Two months after, something appeared in a newspaper from an individual who was worried if they had done the right thing. This person knew about two weeks in advance that a coworker was about to get fired and did not say anything to the coworker. While every thing about this letter points to a certain individual with whom I once worked and greatly respected, I'm sure that the letter did not involve my situation. But, on the off chance that it did, like it or not, this person did the right thing.

To return full circle, it always seemed a little odd that the whole firing event happened while the one manager who could probably have smoothed over the situation for me was out of town and the coworker who I relied on the most was on vacation.

Epilogue

I'm sure there are things I've been wanting to get out for a long time that, for some reason, I can not remember right this moment. I may drop them in some day in the future, and I may not. At least, everything I can think of about the whole situation and a few extras has at last been let out of my mind. Maybe I can return thinking about other things.

Did I make some mistakes? Certainly. Did I deserve to be tossed out on my ear? The farther away I get from the event, the less I think so. Am I wholely to blame for the entire situation. I think not. But what do I know.

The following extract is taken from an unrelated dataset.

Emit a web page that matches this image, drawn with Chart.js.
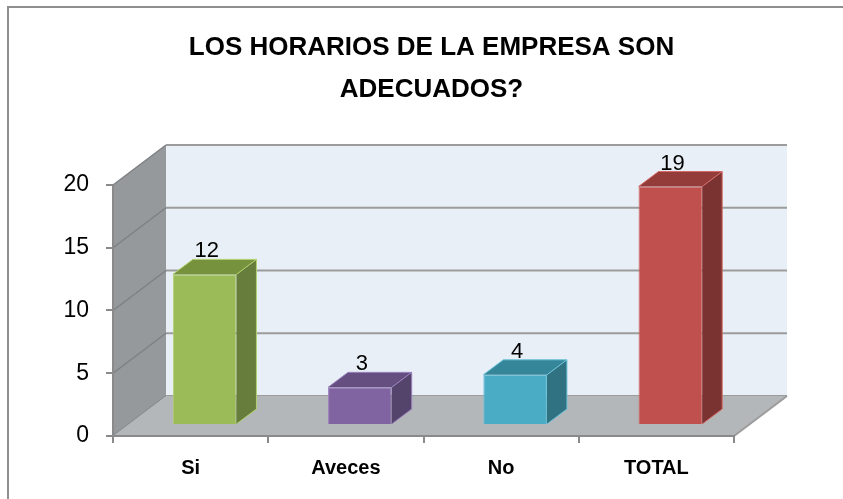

But there is one question left to answer. With all this in mind, what am I supposed to say in an employment interview if I'm asked why I was fired?

1 comment:

Kelly said...

I have to admit I didn't read all of this. 1-I think you told me most of it yesterday, 2-I am much too distracted this morning, and 3-I really hate reliving these events.
That said, and knowing what and who caused all of this to happen, and knowing who you are in Christ, you have to be honest in an interview. Yes you were fired. That may be the end of it and they may not want to hear anymore, but I think anyone that you would want to work for, would take the time to understand. You are human, you make mistakes. I for one would not want to work for someone that didn't understand that.